Focus becomes automatic. Even with a 7-person team, subgroups inevitably form. Maybe it’s frontend people in one subteam, backend in another. Maybe it’s people working on one feature and others on the next. You’re losing focus. You’re not all working on the same story. Your mind wanders during standup when they’re not talking about “your” story.

A small team doesn’t have this luxury. There’s only one conversation happening, and everyone’s part of it.

Ownership becomes unavoidable. In a big team, it’s surprisingly easy to point fingers. “I didn’t build that component.” “That’s not my area.” “Talk to her about that bug.” The larger the team, the easier it becomes to deflect responsibility.

When there are only four of you, there’s nowhere to hide. Everyone touched everything. Everyone knows how everything works. And everyone has each other’s back.

Meetings become meaningful. Or better yet, they disappear entirely. In a large team, you need meetings to coordinate what the left hand is doing with the right hand. In a small team, you’re already talking to everyone throughout the day. The stand-up becomes a thirty-second check-in. The retrospective happens continuously as you work.

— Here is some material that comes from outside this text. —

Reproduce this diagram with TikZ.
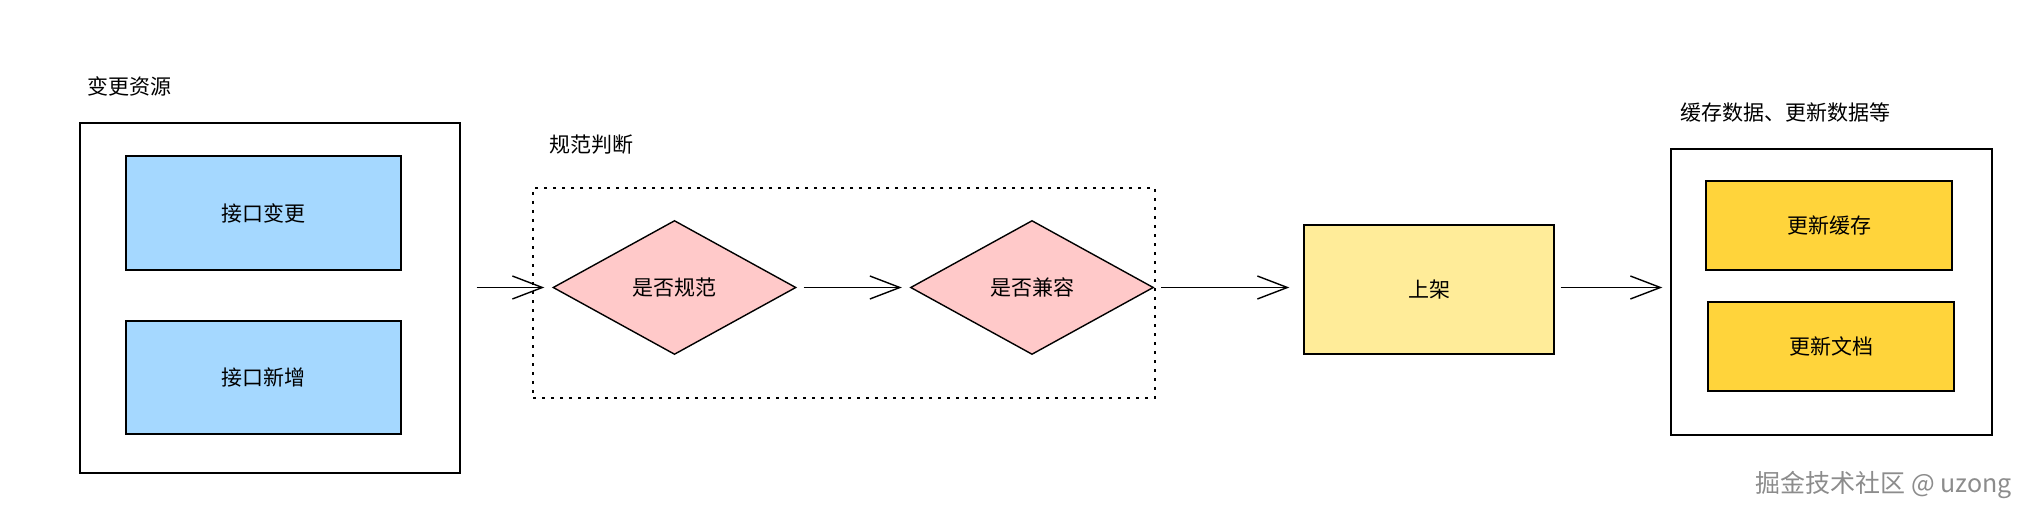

Decisions happen faster. No need to schedule a meeting to schedule another meeting to make a decision. Four people can hash out a solution over coffee as part of their daily work. Architecture decisions, feature priorities, technical debt—everything gets resolved quickly because everyone who needs to weigh in is already present.

Knowledge spreads naturally. In large teams, knowledge tends to silo. The payment specialist knows payments, the auth expert knows authentication, and nobody knows how they fit together. In a small team, knowledge cross-pollination is inevitable. Everyone becomes a generalist by necessity, and the team becomes more resilient as a result.

Communication overhead plummets. Brook’s Law tells us that communication paths increase exponentially with team size. Three people have three communication channels. Four people have six. But fifteen people? One hundred and five channels. No wonder large teams spend more time talking about the work than actually doing it.

I’m not saying small teams are always the answer. Some problems might genuinely require more hands. But I’ve noticed that most teams default to “more people” when they should be asking “better focus.”